Over five fund houses have quoted a fee of one basis point (0.01%) or less for managing the incremental or fresh funds of the EPFO which is reckoned to be close to Rs 25,000 crore annually. The EPFO had invited bids from asset management firms for outsourcing the fund management functions of the organisation which has over 2 crore subscribers and has a corpus aggregating Rs 2,40,000 crore.

The plan is to have multiple fund managers for the scheme to help generate higher returns and to bring about greater professionalism by infusing competition.

From a provident or pension fund subscribers’ perspective, a lower fund management fee translates into higher returns over a long stretch. Typically, provident and pension fund monies remain invested over decades and there is evidence to show that each percentage fall in fund management charges is reflected in higher returns.

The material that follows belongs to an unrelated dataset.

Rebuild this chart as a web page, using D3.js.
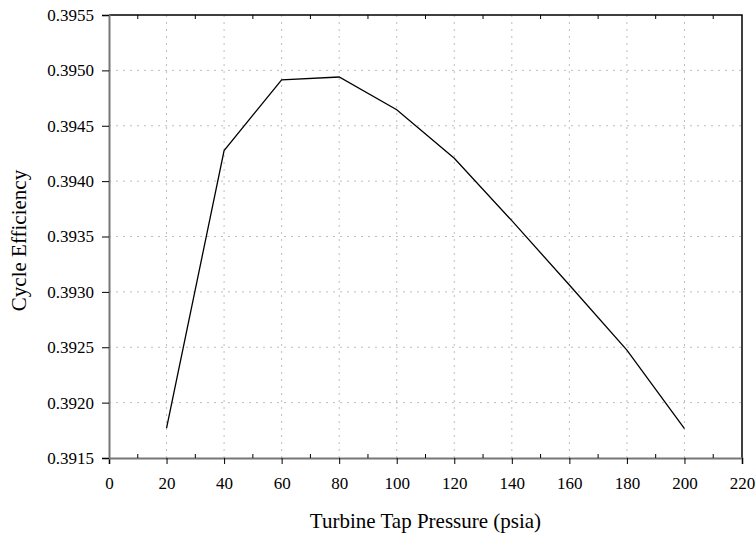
<!DOCTYPE html>
<html>
<head>
<meta charset="utf-8">
<script src="https://cdn.jsdelivr.net/npm/d3@7"></script>
<style>
  body { margin: 0; background: #fff; }
  svg { display: block; font-family: "Liberation Serif", "Times New Roman", serif; }
</style>
</head>
<body>
<script>
// turbine tap pressure (psia)
const pressure = [20, 40, 60, 80, 100, 120, 140, 160, 180, 200];
// cycle efficiency
const efficiency = [0.39177, 0.394276, 0.394915, 0.39494, 0.394644,
                    0.394207, 0.393643, 0.393062, 0.392474, 0.391766];

const xTicks = d3.range(0, 221, 20);
const xMinor = d3.range(10, 220, 20);
const yTicks = d3.range(0, 9).map(i => 0.3915 + i * 0.0005);

const width = 756, height = 535;
const margin = {left: 109, right: 14, top: 15, bottom: 77};

const svg = d3.select("body").append("svg")
  .attr("width", width)
  .attr("height", height);

const x = d3.scaleLinear().domain([0, 220]).range([margin.left, width - margin.right]);
const y = d3.scaleLinear().domain([0.3915, 0.3955]).range([height - margin.bottom, margin.top]);

const x0 = x.range()[0], x1 = x.range()[1];
const yb = y.range()[0], yt = y.range()[1];

// grid
const grid = svg.append("g")
  .attr("stroke", "#bdbdbd")
  .attr("stroke-width", 1)
  .attr("stroke-dasharray", "2,5");

grid.selectAll(".gx")
  .data(xTicks.filter(d => d > 0 && d < 220))
  .join("line")
  .attr("x1", d => x(d)).attr("x2", d => x(d))
  .attr("y1", yb).attr("y2", yt);

grid.selectAll(".gy")
  .data(yTicks.slice(1, -1))
  .join("line")
  .attr("y1", d => y(d)).attr("y2", d => y(d))
  .attr("x1", x0).attr("x2", x1);

// frame: top and right black
svg.append("path")
  .attr("d", `M${x0},${yt}H${x1}V${yb}`)
  .attr("fill", "none")
  .attr("stroke", "#000")
  .attr("stroke-width", 1.5);

// bottom axis
const xAxis = svg.append("g")
  .attr("transform", `translate(0,${yb})`)
  .call(d3.axisBottom(x).tickValues(xTicks).tickSize(6).tickPadding(13).tickFormat(d3.format("d")));
xAxis.select(".domain").attr("stroke", "#777").attr("stroke-width", 2);
xAxis.selectAll(".tick line").attr("stroke", "#000");
xAxis.selectAll("text")
  .attr("font-size", 17)
  .attr("font-family", "Liberation Serif")
  .attr("fill", "#000");

// minor x ticks (inside, bottom and top)
svg.append("g")
  .selectAll("line")
  .data(xMinor)
  .join("line")
  .attr("x1", d => x(d)).attr("x2", d => x(d))
  .attr("y1", yb).attr("y2", yb - 4)
  .attr("stroke", "#000");

svg.append("g")
  .selectAll("line")
  .data(xMinor)
  .join("line")
  .attr("x1", d => x(d)).attr("x2", d => x(d))
  .attr("y1", yt).attr("y2", yt + 4)
  .attr("stroke", "#000");

// left axis
const yAxis = svg.append("g")
  .attr("transform", `translate(${x0},0)`)
  .call(d3.axisLeft(y).tickValues(yTicks).tickSize(7).tickPadding(8).tickFormat(d3.format(".4f")));
yAxis.select(".domain").attr("stroke", "#777").attr("stroke-width", 2);
yAxis.selectAll(".tick line").attr("stroke", "#000");
yAxis.selectAll("text")
  .attr("font-size", 17)
  .attr("font-family", "Liberation Serif")
  .attr("fill", "#000");

// curve
const line = d3.line()
  .x((d, i) => x(pressure[i]))
  .y(d => y(d));

svg.append("path")
  .datum(efficiency)
  .attr("fill", "none")
  .attr("stroke", "#000")
  .attr("stroke-width", 1.3)
  .attr("d", line);

// axis titles
svg.append("text")
  .attr("x", (x0 + x1) / 2)
  .attr("y", 528)
  .attr("text-anchor", "middle")
  .attr("font-size", 21)
  .text("Turbine Tap Pressure (psia)");

svg.append("text")
  .attr("transform", `translate(26,${(yt + yb) / 2 + 4}) rotate(-90)`)
  .attr("text-anchor", "middle")
  .attr("font-size", 21)
  .text("Cycle Efficiency");
</script>
</body>
</html>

In India, mutual funds charge, on an average, well over 2% as fund management fees.

The pension sector regulator PFRDA has also adopted a similar approach of awarding the mandate of fund management to three stateowned fund houses on the basis of the lowest fees quoted.

According to persons familiar with the EPFO’s bidding process, the asset management arms of HSBC, ICICI Bank, SBI, HDFC and Birla Sun Life are among those that have quoted a low fund management fee. What could be encouraging for these fund houses is access to a fairly large corpus at a time when there has been a decline in the assets under management of the mutual fund industry.

If the EPFO board approves the choice of three fund managers as proposed it may well have an impact on other exempt and what is known as excluded trusts, provident and pension funds. The funds, given their long-term nature, could also help provide stability in a rocky market.

These funds also may be enthused then to outsource their fund management activities to professional fund managers. In turn this could put pressure on the government to liberalise the investment guidelines to permit greater play for equity.